What is known about Ukraine’s assistance to the Middle East
Zelensky publicly stated that Ukraine sent three professional teams of experts to the Middle East. According to him, the first three countries are Qatar, the United Arab Emirates, and Saudi Arabia. This means that the Gulf countries are seeking Ukrainian experience specifically in combating Iranian air attacks.
It was also reported about assistance through the US. In early March, Zelensky said that Ukraine received a request from Washington for assistance in defending against Shahed in the Middle East. It was also reported that Ukraine sent specialists and interceptors to protect American bases in Jordan. Even if we set aside specific routes and volumes, the overall conclusion is already clear: Ukrainian anti-drone competence has begun to work not only on the Ukrainian theater of war.
This is the real context of Azizi’s statement. Iran is trying to present the matter as if it is already about Ukraine’s direct involvement in the war against the Islamic Republic. But according to the available facts, Kyiv is helping to repel Iranian drone threats in the region, not launching an armed attack on Iran. The difference between these two things is colossal — both politically and legally.
Why Iran’s reference to Article 51 of the UN Charter looks weak
Article 51 of the UN Charter does indeed exist, and it indeed enshrines the right of a state to individual or collective self-defense. But the key condition is formulated extremely clearly: such a right arises if an armed attack has occurred. Moreover, self-defense measures must be immediately reported to the UN Security Council. The text of the article does not contain a formula by which any assistance to an adversary automatically turns the assisting country into a “legitimate target.”
This is where Iranian rhetoric begins to fall apart. Azizi uses the real article number but invests it with much broader content than it contains. The statement in the spirit of “the entire territory of Ukraine has become a legitimate target” is not a legally accurate reference to the UN Charter, but a political threat wrapped in pseudo-legal packaging. Simultaneously, Article 2(4) of the UN Charter requires states to refrain from the threat or use of force against the territorial integrity and political independence of other countries.
In other words, the news here is twofold. First: Iran is indeed threatening. Second: its attempt to justify this threat with Article 51 looks very weak.
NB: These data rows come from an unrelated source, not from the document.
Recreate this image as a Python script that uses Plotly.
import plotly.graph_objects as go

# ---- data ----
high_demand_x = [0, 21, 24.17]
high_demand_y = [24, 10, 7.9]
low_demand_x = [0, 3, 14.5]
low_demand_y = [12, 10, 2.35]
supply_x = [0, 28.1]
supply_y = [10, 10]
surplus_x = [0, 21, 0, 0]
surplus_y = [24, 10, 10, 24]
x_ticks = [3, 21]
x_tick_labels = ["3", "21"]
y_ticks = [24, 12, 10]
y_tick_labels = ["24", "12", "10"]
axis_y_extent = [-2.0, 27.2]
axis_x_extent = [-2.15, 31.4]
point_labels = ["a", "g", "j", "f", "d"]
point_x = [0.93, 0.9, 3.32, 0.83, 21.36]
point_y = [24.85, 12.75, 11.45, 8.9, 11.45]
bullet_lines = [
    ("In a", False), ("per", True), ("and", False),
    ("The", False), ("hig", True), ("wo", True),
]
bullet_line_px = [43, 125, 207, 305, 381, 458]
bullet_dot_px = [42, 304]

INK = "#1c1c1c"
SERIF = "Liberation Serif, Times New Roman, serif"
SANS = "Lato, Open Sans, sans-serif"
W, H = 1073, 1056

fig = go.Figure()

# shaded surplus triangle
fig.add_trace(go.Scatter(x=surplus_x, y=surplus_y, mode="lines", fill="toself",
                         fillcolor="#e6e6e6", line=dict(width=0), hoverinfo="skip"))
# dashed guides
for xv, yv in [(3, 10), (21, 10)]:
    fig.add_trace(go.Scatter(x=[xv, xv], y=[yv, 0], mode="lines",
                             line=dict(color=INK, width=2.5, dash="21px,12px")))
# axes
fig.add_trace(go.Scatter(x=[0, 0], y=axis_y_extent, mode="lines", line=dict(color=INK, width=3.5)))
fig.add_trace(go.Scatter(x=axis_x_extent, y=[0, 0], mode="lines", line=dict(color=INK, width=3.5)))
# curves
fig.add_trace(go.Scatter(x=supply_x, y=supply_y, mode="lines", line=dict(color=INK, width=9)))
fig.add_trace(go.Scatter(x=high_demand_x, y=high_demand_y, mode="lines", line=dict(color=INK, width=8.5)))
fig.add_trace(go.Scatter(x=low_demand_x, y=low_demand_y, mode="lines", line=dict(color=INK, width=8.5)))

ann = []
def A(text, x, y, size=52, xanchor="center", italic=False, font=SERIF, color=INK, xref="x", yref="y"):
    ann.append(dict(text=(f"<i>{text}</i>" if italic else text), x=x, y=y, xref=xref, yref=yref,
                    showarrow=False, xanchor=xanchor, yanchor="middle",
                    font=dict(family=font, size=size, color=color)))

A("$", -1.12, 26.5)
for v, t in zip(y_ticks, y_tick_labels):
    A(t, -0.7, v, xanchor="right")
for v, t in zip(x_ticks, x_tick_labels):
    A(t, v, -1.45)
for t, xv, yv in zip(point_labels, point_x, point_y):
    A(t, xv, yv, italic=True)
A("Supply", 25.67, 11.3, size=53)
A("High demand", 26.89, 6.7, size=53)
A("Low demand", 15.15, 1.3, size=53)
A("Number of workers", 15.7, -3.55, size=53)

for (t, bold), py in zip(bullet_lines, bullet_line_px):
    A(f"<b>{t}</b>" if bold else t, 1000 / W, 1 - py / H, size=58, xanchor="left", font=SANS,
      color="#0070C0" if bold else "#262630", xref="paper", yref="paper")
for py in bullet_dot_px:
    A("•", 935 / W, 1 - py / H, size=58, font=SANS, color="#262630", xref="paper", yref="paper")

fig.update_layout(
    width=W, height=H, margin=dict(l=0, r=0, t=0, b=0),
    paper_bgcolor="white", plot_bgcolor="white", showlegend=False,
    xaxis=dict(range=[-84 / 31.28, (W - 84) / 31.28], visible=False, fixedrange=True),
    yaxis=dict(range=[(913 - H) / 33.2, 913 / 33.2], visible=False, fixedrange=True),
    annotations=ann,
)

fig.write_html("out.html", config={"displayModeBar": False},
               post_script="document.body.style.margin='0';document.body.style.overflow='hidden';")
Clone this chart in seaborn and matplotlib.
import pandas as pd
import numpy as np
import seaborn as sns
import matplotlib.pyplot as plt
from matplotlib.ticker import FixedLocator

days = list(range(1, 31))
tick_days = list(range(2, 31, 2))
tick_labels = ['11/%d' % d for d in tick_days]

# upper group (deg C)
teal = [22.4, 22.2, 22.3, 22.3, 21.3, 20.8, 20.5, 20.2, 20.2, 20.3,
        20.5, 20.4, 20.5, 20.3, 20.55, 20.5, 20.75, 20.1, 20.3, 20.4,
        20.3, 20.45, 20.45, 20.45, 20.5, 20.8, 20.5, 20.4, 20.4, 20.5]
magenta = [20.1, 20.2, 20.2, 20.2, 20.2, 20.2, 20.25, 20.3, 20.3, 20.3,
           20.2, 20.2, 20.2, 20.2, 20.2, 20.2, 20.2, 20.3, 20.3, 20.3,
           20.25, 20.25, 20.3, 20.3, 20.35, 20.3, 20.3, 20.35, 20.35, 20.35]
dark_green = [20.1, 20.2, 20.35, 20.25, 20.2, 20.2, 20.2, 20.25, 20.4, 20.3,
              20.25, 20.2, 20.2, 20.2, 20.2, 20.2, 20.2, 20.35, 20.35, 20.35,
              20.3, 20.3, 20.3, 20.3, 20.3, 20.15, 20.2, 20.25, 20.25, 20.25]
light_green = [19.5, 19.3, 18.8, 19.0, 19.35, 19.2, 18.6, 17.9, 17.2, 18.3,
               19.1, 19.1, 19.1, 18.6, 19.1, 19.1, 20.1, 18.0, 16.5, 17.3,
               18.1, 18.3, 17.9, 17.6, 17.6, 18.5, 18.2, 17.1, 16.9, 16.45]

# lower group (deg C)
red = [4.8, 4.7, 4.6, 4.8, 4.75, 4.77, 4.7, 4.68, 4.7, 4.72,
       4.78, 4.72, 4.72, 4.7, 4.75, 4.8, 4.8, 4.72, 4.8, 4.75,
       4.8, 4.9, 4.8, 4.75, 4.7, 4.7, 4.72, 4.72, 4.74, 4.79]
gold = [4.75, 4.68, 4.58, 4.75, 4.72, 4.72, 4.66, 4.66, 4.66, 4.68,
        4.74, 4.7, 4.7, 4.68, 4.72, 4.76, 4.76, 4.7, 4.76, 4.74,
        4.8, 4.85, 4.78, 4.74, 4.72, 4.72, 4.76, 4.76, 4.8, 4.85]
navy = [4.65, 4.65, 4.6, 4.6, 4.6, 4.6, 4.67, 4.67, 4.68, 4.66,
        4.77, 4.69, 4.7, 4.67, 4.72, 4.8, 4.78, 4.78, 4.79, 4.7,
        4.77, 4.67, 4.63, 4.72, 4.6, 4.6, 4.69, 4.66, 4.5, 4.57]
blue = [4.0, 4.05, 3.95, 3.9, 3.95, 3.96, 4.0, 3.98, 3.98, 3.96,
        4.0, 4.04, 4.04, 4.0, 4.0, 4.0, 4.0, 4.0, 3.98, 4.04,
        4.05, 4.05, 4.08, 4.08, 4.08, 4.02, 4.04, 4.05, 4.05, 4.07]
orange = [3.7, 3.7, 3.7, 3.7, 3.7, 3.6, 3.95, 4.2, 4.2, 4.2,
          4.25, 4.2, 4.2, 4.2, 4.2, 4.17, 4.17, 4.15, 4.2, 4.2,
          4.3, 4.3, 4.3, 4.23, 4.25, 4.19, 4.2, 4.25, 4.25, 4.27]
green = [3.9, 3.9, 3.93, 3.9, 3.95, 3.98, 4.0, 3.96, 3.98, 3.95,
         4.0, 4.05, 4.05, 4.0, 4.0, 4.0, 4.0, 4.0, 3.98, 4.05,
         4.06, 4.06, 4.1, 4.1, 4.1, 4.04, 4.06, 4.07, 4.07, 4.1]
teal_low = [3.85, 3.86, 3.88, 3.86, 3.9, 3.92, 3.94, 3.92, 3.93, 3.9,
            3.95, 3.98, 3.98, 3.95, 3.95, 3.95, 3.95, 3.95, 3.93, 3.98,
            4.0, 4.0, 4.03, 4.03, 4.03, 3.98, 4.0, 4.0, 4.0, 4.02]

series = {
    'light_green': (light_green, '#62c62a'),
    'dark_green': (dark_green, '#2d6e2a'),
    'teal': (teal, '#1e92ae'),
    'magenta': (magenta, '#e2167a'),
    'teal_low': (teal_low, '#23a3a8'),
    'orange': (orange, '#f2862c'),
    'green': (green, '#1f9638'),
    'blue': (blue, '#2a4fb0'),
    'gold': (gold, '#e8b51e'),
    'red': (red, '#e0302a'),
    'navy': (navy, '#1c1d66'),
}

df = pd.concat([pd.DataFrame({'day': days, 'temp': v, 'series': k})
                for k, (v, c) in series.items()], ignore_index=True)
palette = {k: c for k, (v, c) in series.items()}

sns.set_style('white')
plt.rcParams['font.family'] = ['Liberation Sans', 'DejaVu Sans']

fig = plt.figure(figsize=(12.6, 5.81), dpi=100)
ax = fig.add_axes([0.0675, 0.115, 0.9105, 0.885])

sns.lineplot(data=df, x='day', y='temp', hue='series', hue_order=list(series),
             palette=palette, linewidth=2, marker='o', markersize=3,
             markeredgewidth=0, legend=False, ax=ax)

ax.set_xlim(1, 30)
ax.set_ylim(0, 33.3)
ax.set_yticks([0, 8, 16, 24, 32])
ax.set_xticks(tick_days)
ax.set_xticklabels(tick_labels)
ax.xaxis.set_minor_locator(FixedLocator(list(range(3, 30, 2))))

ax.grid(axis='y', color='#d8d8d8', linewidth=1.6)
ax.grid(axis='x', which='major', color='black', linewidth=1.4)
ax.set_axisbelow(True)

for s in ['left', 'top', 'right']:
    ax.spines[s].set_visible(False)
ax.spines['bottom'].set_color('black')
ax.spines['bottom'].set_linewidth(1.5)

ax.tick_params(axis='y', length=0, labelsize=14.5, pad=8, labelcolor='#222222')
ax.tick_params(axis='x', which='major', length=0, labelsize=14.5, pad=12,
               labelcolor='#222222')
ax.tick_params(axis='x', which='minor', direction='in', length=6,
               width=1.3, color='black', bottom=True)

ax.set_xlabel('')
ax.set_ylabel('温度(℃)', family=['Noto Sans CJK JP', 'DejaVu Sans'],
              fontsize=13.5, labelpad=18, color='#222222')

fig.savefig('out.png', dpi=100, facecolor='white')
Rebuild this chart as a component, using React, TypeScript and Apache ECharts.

Kyiv can help other states fight Shahed, and this does not yet turn Ukraine into a legitimate target from the point of view of international law.
What distances and missiles say: where the threat is real, and where the media have already exaggerated
Geography here is as important as law. In a straight line from Tehran to Kyiv — approximately 2346 km. For comparison, from Tehran to Jerusalem — about 1560 km, and to Tel Aviv — about 1591 km. So at the level of capitals, Ukraine is noticeably farther than Israel.
If we take not the capitals but the shortest distance between territories, the gap is already smaller. The shortest distance between Iran and Israel is estimated at about 893 km. For the Iran–Ukraine pair, there are, for example, distances of about 1741 km to Luhansk and about 1983 km to Kherson. This is important because, in a strategic sense, Ukraine is not beyond the conceivable missile reach of Iran, but the assertion that “any point in Ukraine” is already guaranteed to be covered by the standard 2000 km is too broad.
According to open profile assessments, the Iranian Sejjil belongs to systems with a range of about 2000 km, and Khorramshahr to the class of missiles with a range of 2000 km, with one of the later versions featuring a potential of up to 3000 km. This changes the threat assessment. At a range of about 2000 km, it is more realistic to talk about the risk for parts of eastern and southern Ukraine, not for the entire country. But if we consider more long-range versions of Khorramshahr, the picture becomes heavier.
That is why the thesis of some media that the Khorramshahr and Sejjil missiles with a range of 2000 km are capable of hitting any point in Ukraine needs clarification. In this form, it is too broad. Kyiv, at a distance of about 2346 km, falls beyond the usual 2000-kilometer threshold, as do parts of the northern and central regions of the country. But the east and part of the south of Ukraine do indeed fall into the danger zone already at such a range. And if we are talking about a more long-range version of Khorramshahr, then the picture for the whole of Ukraine becomes much more alarming.
This is the important conclusion. The Iranian threat does not look like a pure bluff. It does not necessarily mean that a strike on Kyiv will follow tomorrow, but it can no longer be dismissed as completely unrealistic. Tehran has systems that, under certain scenarios, make part of Ukrainian territory reachable, and with more long-range options, expand this threat contour altogether.
For Israel, this story is also important. Because the threat to Ukraine in this case is not only a blow against Kyiv. It is also a warning to everyone who wants to integrate Ukrainian anti-drone experience into the region’s defense. This is what is increasingly being discussed in both the Israeli and Ukrainian agendas, and NANews — Israel News | Nikk.Agency in this context records an important shift: Ukraine is ceasing to be only a victim of the Iranian-Russian drone war and is gradually becoming one of the sources of practical solutions for the Middle East.
Iran shows: it perceives Ukraine not just as a victim of Russian use of Shahed, but as a source of solutions dangerous to itself. And this, perhaps, is the main meaning of the whole story.